The years surrounding
the publication of these Sonate accademiche in 1744 were
busy and difficult ones for Veracini. In January of 1744 his
opera Rosalinda – his fourth opera – opened in London.
The same year saw a London performance of his L’errore di
Salomone - of which nothing appears to survive. As well
as working in the opera house, he performed with some frequency
in Hickford’s Room in Brewer Street, the famous concert room
which was at the height of its reputation in this decade. In
1745 Veracini, now some fifty-five years old and described by
Burney as “in years”, decided to return to Italy. But the ship
on which he was travelling was wrecked. Mary Gray White, in
Music and Letters, Vol. 53, 1972, quotes from an anonymous
manuscript annotation to be found in a copy of the Op. 2 sonatas,
now in The Hague:-
“This Veracini was
the best Violin player of his time; and so vain of his superiority,
as frequently to say there was but one God and one Veracini.

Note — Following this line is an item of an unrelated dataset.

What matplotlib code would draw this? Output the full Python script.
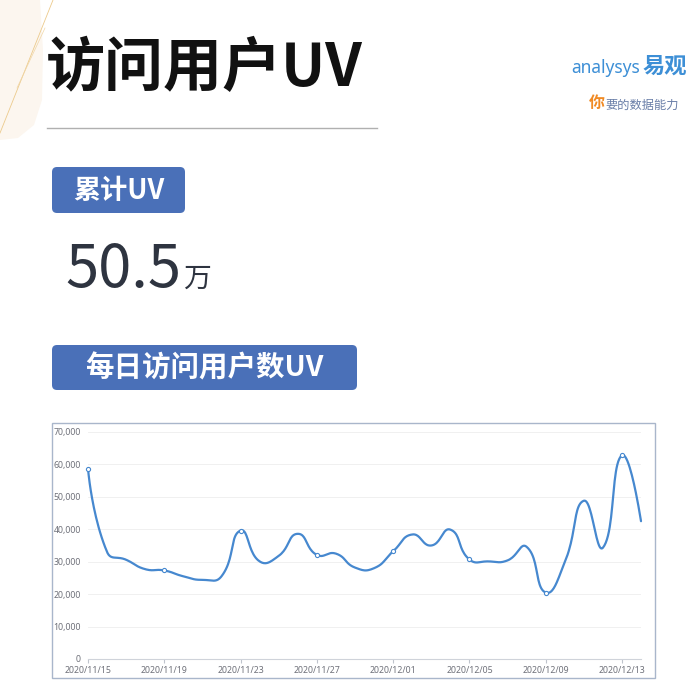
import numpy as np
import pandas as pd
import matplotlib
matplotlib.use('Agg')
import matplotlib.pyplot as plt
import matplotlib.patches as mpatches

plt.rcParams['font.family'] = ['Noto Sans CJK SC', 'DejaVu Sans']

# daily UV, 2020/11/15 .. 2020/12/14
dates = pd.date_range('2020-11-15', periods=30, freq='D')
uv = [58700, 33000, 30600, 27700, 27300, 25500, 24400, 25500, 39600, 30100,
      31800, 38600, 32100, 32500, 28200, 28000, 33200, 38400, 35000, 39900,
      30700, 30100, 30400, 34600, 20500, 29800, 48800, 34300, 62800, 42500]
yticks = [0, 10000, 20000, 30000, 40000, 50000, 60000, 70000]
total_uv = '50.5'
title = '访问用户UV'
box1_text = '累计UV'
box2_text = '每日访问用户数UV'

W, H = 700, 698
LINE = '#4688cf'
BOX = '#4a70b8'


def smooth_path(ax, xs, ys, smooth=0.5, steps=24):
    # echarts-like bezier smoothing, done in display space
    pts = ax.transData.transform(np.column_stack([xs, ys]))
    n = len(pts)
    cin = pts.copy()
    cout = pts.copy()
    for i in range(1, n - 1):
        prev, cur, nxt = pts[i - 1], pts[i], pts[i + 1]
        v = (nxt - prev) * smooth
        d0 = np.hypot(*(cur - prev))
        d1 = np.hypot(*(nxt - cur))
        r = d1 / (d0 + d1)
        cin[i] = cur - v * (1 - r)
        cout[i] = cur + v * r
    t = np.linspace(0, 1, steps)[:, None]
    seg = []
    for i in range(n - 1):
        p0, p1, p2, p3 = pts[i], cout[i], cin[i + 1], pts[i + 1]
        b = ((1 - t) ** 3) * p0 + 3 * ((1 - t) ** 2) * t * p1 + 3 * (1 - t) * t ** 2 * p2 + t ** 3 * p3
        seg.append(b if i == 0 else b[1:])
    curve = np.vstack(seg)
    return ax.transData.inverted().transform(curve)


fig = plt.figure(figsize=(W / 100, H / 100), dpi=100)

# decoration layer in pixel units
bg = fig.add_axes([0, 0, 1, 1])
bg.set_xlim(0, W)
bg.set_ylim(H, 0)
bg.axis('off')

bg.add_patch(mpatches.Polygon([(0, 0), (40, 0), (43, 50), (42, 100), (34, 125), (18, 138), (0, 140)],
                              closed=True, facecolor='#fcf6ef', edgecolor='none'))
bg.plot([53, 0], [0, 133], color='#ecca8c', lw=0.6)
bg.plot([45, 17], [28, 88], color='#f0d6a6', lw=0.5)

bg.text(46, 69, title, fontsize=42.5, fontweight='bold', color='#111111', va='center', ha='left')
bg.plot([47, 377], [128, 128], color='#b0b0b0', lw=1)

# logo
bg.text(640, 68, 'analysys', fontsize=12.5, color='#3d8fd6', family=['Noto Sans', 'DejaVu Sans'],
        va='center', ha='right')
bg.text(643, 66, '易观', fontsize=16, fontweight='bold', color='#3d8fd6', va='center', ha='left')
bg.text(589, 103, '你', fontsize=11.5, fontweight='bold', color='#f08a24', va='center', ha='left')
bg.text(605, 105, '要的数据能力', fontsize=8.8, color='#6a7fa8', va='center', ha='left')

# label boxes
bg.add_patch(mpatches.FancyBboxPatch((52, 167), 133, 46, boxstyle='round,pad=0,rounding_size=5',
                                     facecolor=BOX, edgecolor='none'))
bg.text(119, 191, box1_text, fontsize=19.5, fontweight='bold', color='white', va='center', ha='center')

bg.text(65, 271, total_uv, fontsize=43, color='#2e3440', va='center', ha='left')
bg.text(183, 279, '万', fontsize=20, color='#2e3440', va='center', ha='left')

bg.add_patch(mpatches.FancyBboxPatch((52, 345), 305, 45, boxstyle='round,pad=0,rounding_size=5',
                                     facecolor=BOX, edgecolor='none'))
bg.text(204, 368, box2_text, fontsize=20.5, fontweight='bold', color='white', va='center', ha='center')

# chart frame
bg.add_patch(mpatches.Rectangle((52, 423), 603, 255, facecolor='white', edgecolor='#a9b6cb', lw=1))

# line chart
x = np.arange(len(uv))
ax = fig.add_axes([88 / W, 1 - 659 / H, (641 - 88) / W, (659 - 432) / H])
ax.set_xlim(0, len(uv) - 1)
ax.set_ylim(0, 70000)
ax.patch.set_alpha(0)

for s in ['top', 'right', 'left']:
    ax.spines[s].set_visible(False)
ax.spines['bottom'].set_color('#cfd3da')
ax.spines['bottom'].set_linewidth(0.8)

ax.set_yticks(yticks)
ax.set_yticklabels([f'{v:,}' for v in yticks], family=['Noto Sans', 'DejaVu Sans'])
ax.tick_params(axis='y', length=0, labelsize=6.3, labelcolor='#6e7079', pad=5)
ax.grid(axis='y', color='#eeeeee', lw=0.6)
ax.set_axisbelow(True)

tick_idx = x[::4]
ax.set_xticks(tick_idx)
ax.set_xticklabels([dates[i].strftime('%Y/%m/%d') for i in tick_idx], family=['Noto Sans', 'DejaVu Sans'])
ax.tick_params(axis='x', length=3, color='#bfc4cc', labelsize=6.3, labelcolor='#6e7079', pad=2)

fig.canvas.draw()
curve = smooth_path(ax, x, uv)
ax.plot(curve[:, 0], curve[:, 1], color=LINE, lw=1.6, solid_capstyle='round', clip_on=False)
ax.plot(x[::4], np.array(uv)[::4], 'o', ms=3, mfc='white', mec=LINE, mew=0.8, clip_on=False)

fig.savefig('out.png', dpi=100)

He resided a while in England, and in his passage home was shipwrecked
and narrowly escaped with his life. He had with him his two
famous Stainer violins reckoned the best in the world which
he named St. Peter and St. Paul but their saintship could not
prevent there going to the bottom. He was particularly famous
for the uncommon strength and clearness of his tone”.
Before this serious
misadventure, the Sonate accademiche – the title perhaps
meant to imply a claim that they are particularly suitable for
performance in academies of music, where an audience of connoisseurs
might be expected? – were published “per l’Autore” in Florence
and London, with an engraved portrait from a painting by Ferdinand
Richter.
The
music of these sonatas is an odd – but fascinating - mixture
of the innovative and idiosyncratic on the one hand and, on
the other, of elements which would probably have struck contemporaries
as slightly old-fashioned, with their clear reminiscences of
Corelli. There’s an abundance of ideas and plenty of varied
rhythms. The stylistic ‘mix’ may, in part, be the result of
Veracini’s having brought together, for publication, music written
at very different periods. The menuet in no.4 carries the date
of 1711, but much of the music was surely written long after
that. Veracini was widely travelled and his encounters with
a wide range of European music are represented in the eclecticism
of these sonatas. So, for example, no.9 closes with a ‘Scozzese’,
in fact a decorated treatment of the Scottish tune ‘Tweed side’.
Its inclusion surely relates to Rosalinda, in which Scottish
melodies were incorporated, not entirely successfully, according
to Burney, who dryly observes that “few of the North Britons,
or admirers of this national and natural Music, frequent the
opera, or mean to give half a guinea to hear a Scots tune, which
perhaps their cook-maid Peggy can sing better than any foreigner”.
Elsewhere in these op.2 sonatas we find both an ‘aria Schiavona’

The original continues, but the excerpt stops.